Umdenken musste das Ehepaar auch an der Bergstation. Wieder als solche verwenden konnte man sie wegen der leicht veränderten Trasse nicht, das stand von vorneherein fest. Doch wollten die Weingarts das Gebäude renovieren, umbauen und es dann als Veranstaltungs- und Tagungsraum nutzen mit historischem Inventar, Bildern, und einer Originalgondel. Oder als zusätzliches Gästezimmer außerhalb des Hotels mit besonderem Charme. In jedem Fall sollte die frühere Bergstation die Geschichte der Original-Graseckbahn erzählen und damit der ältesten Kleinkabinenbahn der Welt. „Jetzt aber darf man da nichts verändern“, bedauert Sylvia Weingart. „Also bleibt das Gebäude einfach so stehen, wie es ist – und keiner kommt mehr vorbei.“
Herzensprojekt Graseckbahn: viel Zeit und Geld hat das Ehepaar Weingart in Forsthaus und Bahn gesteckt
Viel hat das Ehepaar, das 2004 vom Ammersee nach Garmisch-Partenkirchen zog, bereits in ihr Projekt investiert. 2012 haben sie das Forsthaus Graseck samt Bahn gekauft. Drei Jahre lang haben sie das Haus umgebaut und 2015 als luxuriöses Gesundheits- und Wellnesshotel neu eröffnet, für etwa 80 000 Euro sanierten sie zudem die Kabinen.

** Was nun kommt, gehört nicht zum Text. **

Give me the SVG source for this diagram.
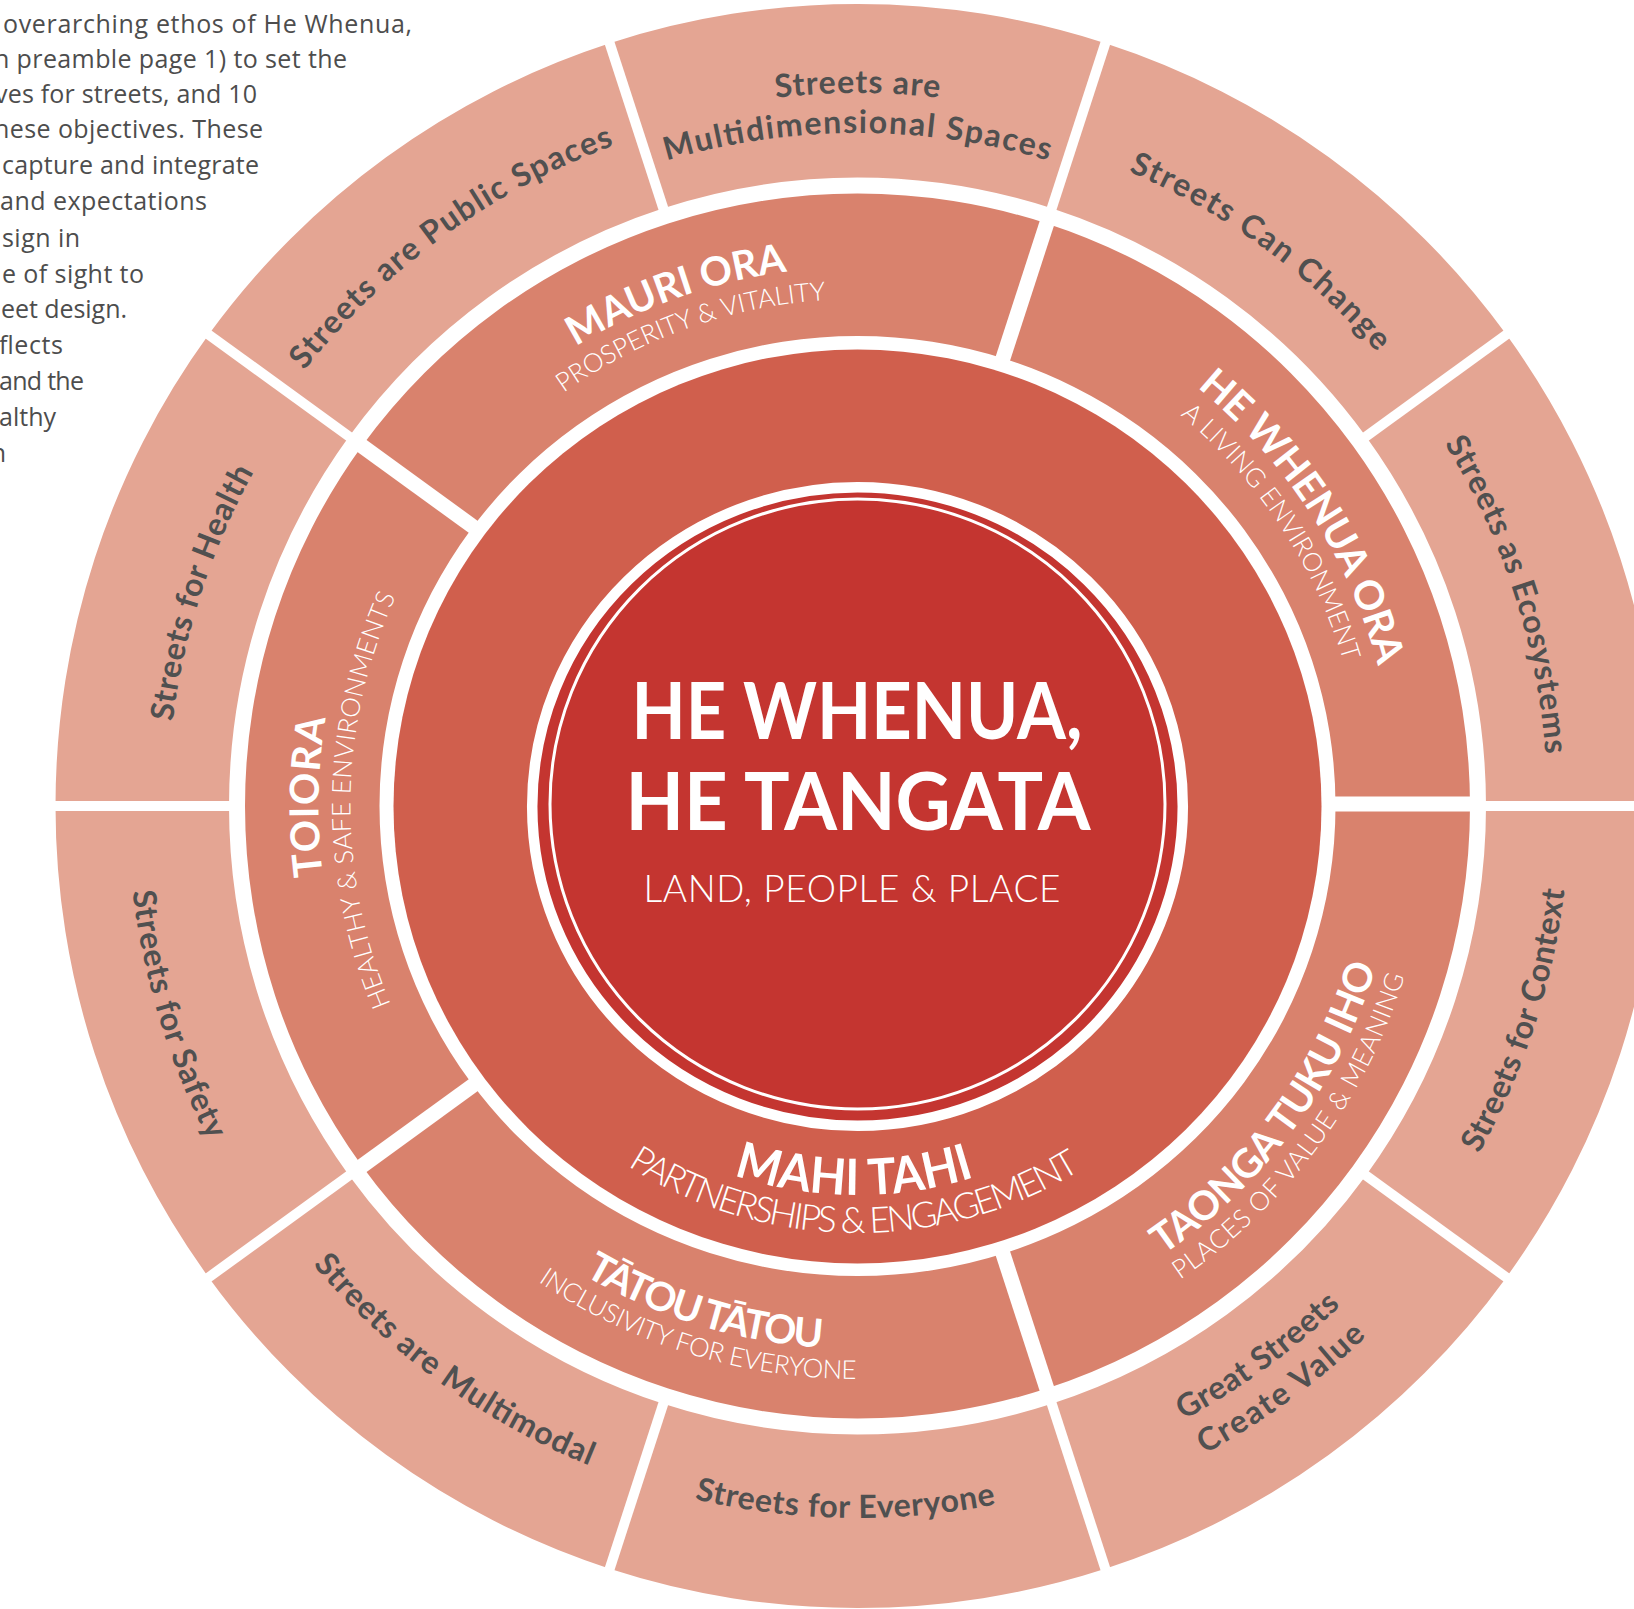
<svg xmlns="http://www.w3.org/2000/svg" width="1634" height="1609" viewBox="0 0 1634 1609">
<style>
  .outer { fill: #E4A593; }
  .mid { fill: #D9826D; }
  .inner { fill: #D05F4D; }
  .core { fill: #C43530; }
  .lbl { font-family: Lato, "Liberation Sans", sans-serif; font-weight: 700; font-size: 32px; fill: #505050; }
  .ttl { font-family: Lato, "Liberation Sans", sans-serif; font-weight: 700; font-size: 40px; fill: #ffffff; }
  .sub { font-family: Lato, "Liberation Sans", sans-serif; font-weight: 300; font-size: 26px; fill: #ffffff; }
  .para { font-family: "Open Sans", "Liberation Sans", sans-serif; font-size: 25px; fill: #4D4D4D; }
  .divo { stroke: #ffffff; stroke-width: 10; }
  .divm { stroke: #ffffff; stroke-width: 15; }
</style>
<defs>
  <!-- clockwise arcs centred on the top of the wheel (text upright, tops outward) -->
  <path id="cw713" d="M 147.22 743.85 A 713 713 0 0 1 1567.78 743.85"/>
  <path id="cw704" d="M 156.18 744.64 A 704 704 0 0 1 1558.82 744.64"/>
  <path id="cw690" d="M 170.13 745.86 A 690 690 0 0 1 1544.87 745.86"/>
  <path id="cw673" d="M 187.06 747.34 A 673 673 0 0 1 1527.94 747.34"/>
  <path id="cw539" d="M 320.55 759.02 A 539 539 0 0 1 1394.45 759.02"/>
  <path id="cw507" d="M 352.43 761.81 A 507 507 0 0 1 1362.57 761.81"/>
  <!-- counter-clockwise arcs centred on the bottom (tops inward) -->
  <path id="ccw735" d="M 125.3 870.06 A 735 735 0 0 0 1589.7 870.06"/>
  <path id="ccw730" d="M 130.28 869.63 A 730 730 0 0 0 1584.72 869.63"/>
  <path id="ccw712" d="M 148.21 868.06 A 712 712 0 0 0 1566.79 868.06"/>
  <path id="ccw695" d="M 165.15 866.58 A 695 695 0 0 0 1549.85 866.58"/>
  <path id="ccw573" d="M 286.68 855.94 A 573 573 0 0 0 1428.32 855.94"/>
  <path id="ccw543" d="M 316.57 853.33 A 543 543 0 0 0 1398.43 853.33"/>
  <path id="ccw427" d="M 432.13 843.22 A 427 427 0 0 0 1282.87 843.22"/>
  <path id="ccw389" d="M 469.98 839.91 A 389 389 0 0 0 1245.02 839.91"/>
</defs>

<rect width="1634" height="1609" fill="#ffffff"/>

<!-- introductory paragraph, running in from the left page edge -->
<g id="intro-text" class="para" text-anchor="end">
  <text x="412" y="33" textLength="409">overarching ethos of He Whenua,</text>
  <text x="347" y="68" textLength="353">n preamble page 1) to set the</text>
  <text x="257" y="103" textLength="262">ves for streets, and 10</text>
  <text x="263" y="138" textLength="269">hese objectives. These</text>
  <text x="259" y="174" textLength="257">capture and integrate</text>
  <text x="207" y="210" textLength="207">and expectations</text>
  <text x="80" y="247" textLength="78">sign in</text>
  <text x="144" y="283" textLength="142">e of sight to</text>
  <text x="127" y="318" textLength="126">eet design.</text>
  <text x="63" y="354" textLength="64">flects</text>
  <text x="84" y="390" textLength="85">and the</text>
  <text x="56" y="426" textLength="57">althy</text>
  <text x="6" y="462" textLength="13">n</text>
</g>

<!-- outer ring: ten street principles -->
<g id="outer-ring">
  <g id="p-multidimensional">
    <path class="outer" d="M 609.67 43.25 A 802 802 0 0 1 1105.33 43.25 L 1051.72 208.26 A 628.5 628.5 0 0 0 663.28 208.26 Z"/>
    <text class="lbl"><textPath href="#cw713" startOffset="50%" text-anchor="middle" textLength="164">Streets are</textPath></text>
    <text class="lbl"><textPath href="#cw673" startOffset="50%" text-anchor="middle" textLength="387">Multidimensional Spaces</textPath></text>
  </g>
  <g id="p-can-change">
    <path class="outer" d="M 1105.33 43.25 A 802 802 0 0 1 1506.33 334.59 L 1365.97 436.57 A 628.5 628.5 0 0 0 1051.72 208.26 Z"/>
    <text class="lbl" transform="rotate(36 857.5 806)"><textPath href="#cw690" startOffset="50%" text-anchor="middle" textLength="310">Streets Can Change</textPath></text>
  </g>
  <g id="p-ecosystems">
    <path class="outer" d="M 1506.33 334.59 A 802 802 0 0 1 1659.5 806 L 1486 806 A 628.5 628.5 0 0 0 1365.97 436.57 Z"/>
    <text class="lbl" transform="rotate(72 857.5 806)"><textPath href="#cw690" startOffset="50%" text-anchor="middle" textLength="330">Streets as Ecosystems</textPath></text>
  </g>
  <g id="p-context">
    <path class="outer" d="M 1659.5 806 A 802 802 0 0 1 1506.33 1277.41 L 1365.97 1175.43 A 628.5 628.5 0 0 0 1486 806 Z"/>
    <text class="lbl" transform="rotate(-72 857.5 806)"><textPath href="#ccw712" startOffset="50%" text-anchor="middle" textLength="279">Streets for Context</textPath></text>
  </g>
  <g id="p-create-value">
    <path class="outer" d="M 1506.33 1277.41 A 802 802 0 0 1 1105.33 1568.75 L 1051.72 1403.74 A 628.5 628.5 0 0 0 1365.97 1175.43 Z"/>
    <text class="lbl" transform="rotate(-36 857.5 806)"><textPath href="#ccw695" startOffset="50%" text-anchor="middle" textLength="195">Great Streets</textPath></text>
    <text class="lbl" transform="rotate(-36 857.5 806)"><textPath href="#ccw735" startOffset="50%" text-anchor="middle" textLength="201">Create Value</textPath></text>
  </g>
  <g id="p-everyone">
    <path class="outer" d="M 1105.33 1568.75 A 802 802 0 0 1 609.67 1568.75 L 663.28 1403.74 A 628.5 628.5 0 0 0 1051.72 1403.74 Z"/>
    <text class="lbl" transform="rotate(1 857.5 806)"><textPath href="#ccw712" startOffset="50%" text-anchor="middle" textLength="304">Streets for Everyone</textPath></text>
  </g>
  <g id="p-multimodal">
    <path class="outer" d="M 609.67 1568.75 A 802 802 0 0 1 208.67 1277.41 L 349.03 1175.43 A 628.5 628.5 0 0 0 663.28 1403.74 Z"/>
    <text class="lbl" transform="rotate(36 857.5 806)"><textPath href="#ccw712" startOffset="50%" text-anchor="middle" textLength="345">Streets are Multimodal</textPath></text>
  </g>
  <g id="p-safety">
    <path class="outer" d="M 208.67 1277.41 A 802 802 0 0 1 55.5 806 L 229 806 A 628.5 628.5 0 0 0 349.03 1175.43 Z"/>
    <text class="lbl" transform="rotate(73 857.5 806)"><textPath href="#ccw730" startOffset="50%" text-anchor="middle" textLength="262">Streets for Safety</textPath></text>
  </g>
  <g id="p-health">
    <path class="outer" d="M 55.5 806 A 802 802 0 0 1 208.67 334.59 L 349.03 436.57 A 628.5 628.5 0 0 0 229 806 Z"/>
    <text class="lbl" transform="rotate(-72 857.5 806)"><textPath href="#cw690" startOffset="50%" text-anchor="middle" textLength="264">Streets for Health</textPath></text>
  </g>
  <g id="p-public-spaces">
    <path class="outer" d="M 208.67 334.59 A 802 802 0 0 1 609.67 43.25 L 663.28 208.26 A 628.5 628.5 0 0 0 349.03 436.57 Z"/>
    <text class="lbl" transform="rotate(-36 857.5 806)"><textPath href="#cw704" startOffset="50%" text-anchor="middle" textLength="388">Streets are Public Spaces</textPath></text>
  </g>
</g>

<!-- middle ring: five outcomes -->
<g id="middle-ring">
  <g id="o-mauri-ora">
    <path class="mid" d="M 361.98 445.98 A 612.5 612.5 0 0 1 1046.77 223.48 L 1005.21 359 A 478 470 0 0 0 470.79 529.74 Z"/>
    <text class="ttl" transform="rotate(-19.5 857.5 806)"><textPath href="#cw539" startOffset="50%" text-anchor="middle" textLength="226">MAURI ORA</textPath></text>
    <text class="sub" transform="rotate(-19.5 857.5 806)"><textPath href="#cw507" startOffset="50%" text-anchor="middle" textLength="282">PROSPERITY &amp; VITALITY</textPath></text>
  </g>
  <g id="o-he-whenua-ora">
    <path class="mid" d="M 1046.77 223.48 A 612.5 612.5 0 0 1 1470 806 L 1335.5 806 A 478 470 0 0 0 1005.21 359 Z"/>
    <text class="ttl" transform="rotate(57 857.5 806)"><textPath href="#cw539" startOffset="50%" text-anchor="middle" textLength="338">HE WHENUA ORA</textPath></text>
    <text class="sub" transform="rotate(56.5 857.5 806)"><textPath href="#cw507" startOffset="50%" text-anchor="middle" textLength="300">A LIVING ENVIRONMENT</textPath></text>
  </g>
  <g id="o-taonga-tuku-iho">
    <path class="mid" d="M 1470 806 A 612.5 612.5 0 0 1 1046.77 1388.52 L 1005.21 1253 A 478 470 0 0 0 1335.5 806 Z"/>
    <text class="ttl" transform="rotate(-53.5 857.5 806)"><textPath href="#ccw543" startOffset="50%" text-anchor="middle" textLength="365">TAONGA TUKU IHO</textPath></text>
    <text class="sub" transform="rotate(-53.5 857.5 806)"><textPath href="#ccw573" startOffset="50%" text-anchor="middle" textLength="385">PLACES OF VALUE &amp; MEANING</textPath></text>
  </g>
  <g id="o-tatou-tatou">
    <path class="mid" d="M 1046.77 1388.52 A 612.5 612.5 0 0 1 361.98 1166.02 L 470.79 1082.26 A 478 470 0 0 0 1005.21 1253 Z"/>
    <text class="ttl" transform="rotate(17 857.5 806)"><textPath href="#ccw543" startOffset="50%" text-anchor="middle" textLength="251">TĀTOU TĀTOU</textPath></text>
    <text class="sub" transform="rotate(17 857.5 806)"><textPath href="#ccw573" startOffset="50%" text-anchor="middle" textLength="338">INCLUSIVITY FOR EVERYONE</textPath></text>
  </g>
  <g id="o-toiora">
    <path class="mid" d="M 361.98 1166.02 A 612.5 612.5 0 0 1 361.98 445.98 L 470.79 529.74 A 478 470 0 0 0 470.79 1082.26 Z"/>
    <text class="ttl" transform="rotate(-89 857.5 806)"><textPath href="#cw539" startOffset="50%" text-anchor="middle" textLength="158">TOIORA</textPath></text>
    <text class="sub" transform="rotate(-89.3 857.5 806)"><textPath href="#cw507" startOffset="50%" text-anchor="middle" textLength="420">HEALTHY &amp; SAFE ENVIRONMENTS</textPath></text>
  </g>
</g>

<!-- inner ring: partnerships -->
<g id="mahi-tahi">
  <ellipse class="inner" cx="857.5" cy="806.5" rx="464" ry="457"/>
  <text class="ttl" style="font-size:50px" transform="rotate(0.5 857.5 806)"><textPath href="#ccw389" startOffset="50%" text-anchor="middle" textLength="245" lengthAdjust="spacingAndGlyphs">MAHI TAHI</textPath></text>
  <text class="sub" style="font-size:36px" transform="rotate(0.5 857.5 806)"><textPath href="#ccw427" startOffset="50%" text-anchor="middle" textLength="478">PARTNERSHIPS &amp; ENGAGEMENT</textPath></text>
</g>

<!-- centre: land, people and place -->
<g id="core">
  <ellipse class="core" cx="857.5" cy="806.5" rx="325.3" ry="319.3" stroke="#ffffff" stroke-width="10.5"/>
  <ellipse cx="857.5" cy="804" rx="307.5" ry="305" fill="none" stroke="#ffffff" stroke-width="3"/>
  <text x="857" y="738.5" text-anchor="middle" font-family="Lato, 'Liberation Sans', sans-serif" font-weight="700" font-size="78" fill="#ffffff" textLength="451" lengthAdjust="spacingAndGlyphs">HE WHENUA,</text>
  <text x="858" y="830" text-anchor="middle" font-family="Lato, 'Liberation Sans', sans-serif" font-weight="700" font-size="80" fill="#ffffff" textLength="465" lengthAdjust="spacingAndGlyphs">HE TANGATA</text>
  <text x="852" y="902" text-anchor="middle" font-family="Lato, 'Liberation Sans', sans-serif" font-weight="300" font-size="37" fill="#ffffff" textLength="417">LAND, PEOPLE &amp; PLACE</text>
</g>

<!-- white dividers between ring segments -->
<g id="dividers">
  <line class="divo" x1="1049.09" y1="216.34" x2="1109.35" y2="30.89"/>
  <line class="divo" x1="1359.09" y1="441.57" x2="1516.85" y2="326.95"/>
  <line class="divo" x1="1477.5" y1="806" x2="1672.5" y2="806"/>
  <line class="divo" x1="1359.09" y1="1170.43" x2="1516.85" y2="1285.05"/>
  <line class="divo" x1="1049.09" y1="1395.66" x2="1109.35" y2="1581.11"/>
  <line class="divo" x1="665.91" y1="1395.66" x2="605.65" y2="1581.11"/>
  <line class="divo" x1="355.91" y1="1170.43" x2="198.15" y2="1285.05"/>
  <line class="divo" x1="237.5" y1="806" x2="42.5" y2="806"/>
  <line class="divo" x1="355.91" y1="441.57" x2="198.15" y2="326.95"/>
  <line class="divo" x1="665.91" y1="216.34" x2="605.65" y2="30.89"/>
  <line class="divm" x1="1001.5" y1="362.8" x2="1050.64" y2="211.59"/>
  <line class="divm" x1="1328" y1="804" x2="1482.5" y2="804"/>
  <line class="divm" x1="1001.5" y1="1249.2" x2="1050.64" y2="1400.41"/>
  <line class="divm" x1="477.26" y1="1082.26" x2="351.86" y2="1173.37"/>
  <line class="divm" x1="477.26" y1="529.74" x2="351.86" y2="438.63"/>
</g>
</svg>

Über konkrete Kosten zum Neubau der Graseckbahn wollte das Ehepaar von Anfang an nicht sprechen. Schwer lassen sie sich in der aktuellen Situation abschätzen. Von „mehreren Millionen Euro“ gehen die Mediziner aus. Mit dem Denkmalschutz ist der Betrag erneut gestiegen. „Es wird teurer, ganz klar“, sagt Sylvia Weingart. Eine Alternative zum Neubau aber gibt es nicht. Die gute Nachricht: Den Zeitplan haben die Umplanungen nicht durcheinandergebracht. Läuft alles glatt, geht die neue Graseckbahn zu Weihnachten in Betrieb.